Nicht umsonst bezichtigen die USA die Schweiz der Währungsmanipulation. Damit haben sie ja nicht ganz unrecht. Kommt hinzu, dass eine wachsende Zahl von Schweizer Unternehmen aus immer mehr Branchen über einen Mangel an Fachkräften klagt. Das deutet ja auch nicht gerade darauf hin, dass die Nationalbank die Schweizer Wirtschaft um jeden Preis stützen müsste. Im Gegenteil.
Es dürfte ganz anders kommen, als Lagarde und Jordan uns weismachen wollen. Lieferengpässe und Fachkräftemangel werden die Inflation weiter befeuern. Auch in der Schweiz.
Und damit sind wir wieder bei den zwei Milliarden Nationalbank-Gewinn, die verteilt werden sollen: Gemessen am Bruttoinlandprodukt von über 700 Milliarden Franken machen ein Prozent Teuerung 7 Milliarden Franken aus. 5,2 Prozent Teuerung , wie in Deutschland, wären bereits 35 bis 40 Milliarden. Gemessen daran sind die zwei Milliarden, die für die AHV zur Diskussion stehen, nicht der Rede wert.
Mit der aktuellen Politik unterstützt die SNB einseitig die Interessen der Schuldner. Dies führt insbesondere auch zu massiven Preissteigerungen im Immobilienmarkt, wie die SNB selbst inzwischen einräumt. Dies birgt enorme Risiken, wobei die Nationalbank dabei immer nur von den Schuldnern spricht. Leider werden aber auch die Mieter, und damit die Mehrheit der Bevölkerung, die Folgen der durch die Negativzinsen befeuerten Immobilienpreise schmerzlich zu spüren bekommen, sobald es doch einmal zur Wende kommt und die Zinsen nachhaltig steigen. Je länger die Nationalbank damit zuwartet die Leitzinsen von aktuell minus 0,75 Prozent wenigstens mal auf null Prozent zu erhöhen, desto schmerzlicher wird dieser Prozess sein.
Ich will den Teufel nicht an die Wand malen. Aber im schlechtesten Fall drohen der Schweiz soziale Unruhen, weil die Mietpreise die Teuerung massiv in die Höhe getrieben haben. Kommt hinzu, dass die Banken wegen der Negativzinsen zahlreiche Sparer in riskante Aktienanlagen getrieben haben, womit bei einer stärker wachsenden Inflation und bei steigenden Zinsen Verluste befürchtet werden müssen. Auch da gilt: Je länger die Phase der Negativzinsen noch anhält, desto mehr Menschen erliegen der Verlockung, ihre Ersparnisse in Aktien oder vielleicht sogar in Kryptowährungen anzulegen, obwohl sie mögliche Verluste auf solchen Geldanlagen nicht verkraften könnten.

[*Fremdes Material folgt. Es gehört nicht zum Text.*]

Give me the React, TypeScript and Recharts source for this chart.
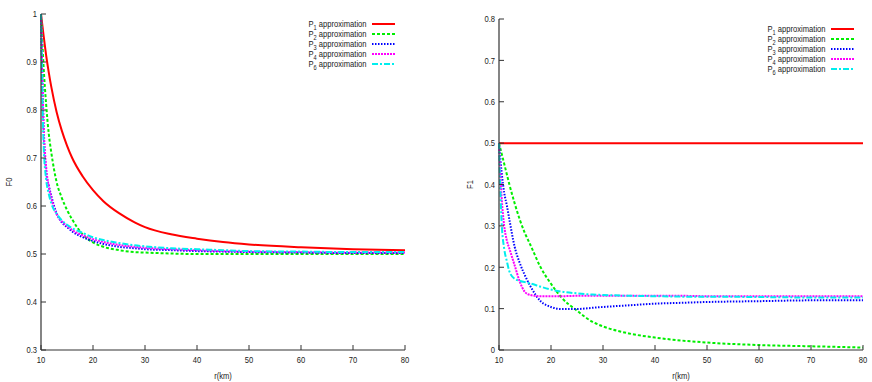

Gewerkschaften und Sozialdemokraten würden gut daran tun, die engstirnige Geldpolitik der Nationalbank in Frage zu stellen. Damit würden sie dem Normalverdiener einen weitaus grösseren Gefallen erweisen als mit der Forderung nach jährlich zwei Milliarden aus dem Nationalbank-Gewinn. Dies umso mehr, als mit einer Normalisierung der Geldpolitik ja die Negativzinsen wegfallen würden. Und weil die immensen weltweiten Schuldenberge dereinst zu einer grossen Finanzkrise führen dürften, werden auch die aktuell riesigen Nationalbank-Gewinne wie Schnee an der Sonne zusammenschmelzen. Deshalb ist eine AHV-Finanzierung mit Nationalbank-Gewinnen Unsinn. Kein Unsinn wäre es aber, die sich abzeichnende Inflation frühzeitig zu bekämpfen. Davon hätten die meisten Schweizer wesentlich mehr als von einem Streit über vorübergehende Nationalbank-Gewinne.
André Michel, lic.rer.pol. mit Schwerpunkt Finanzwissenschaft, ist Autor/Journalist und ehemaliger Geschäftsführer von cash.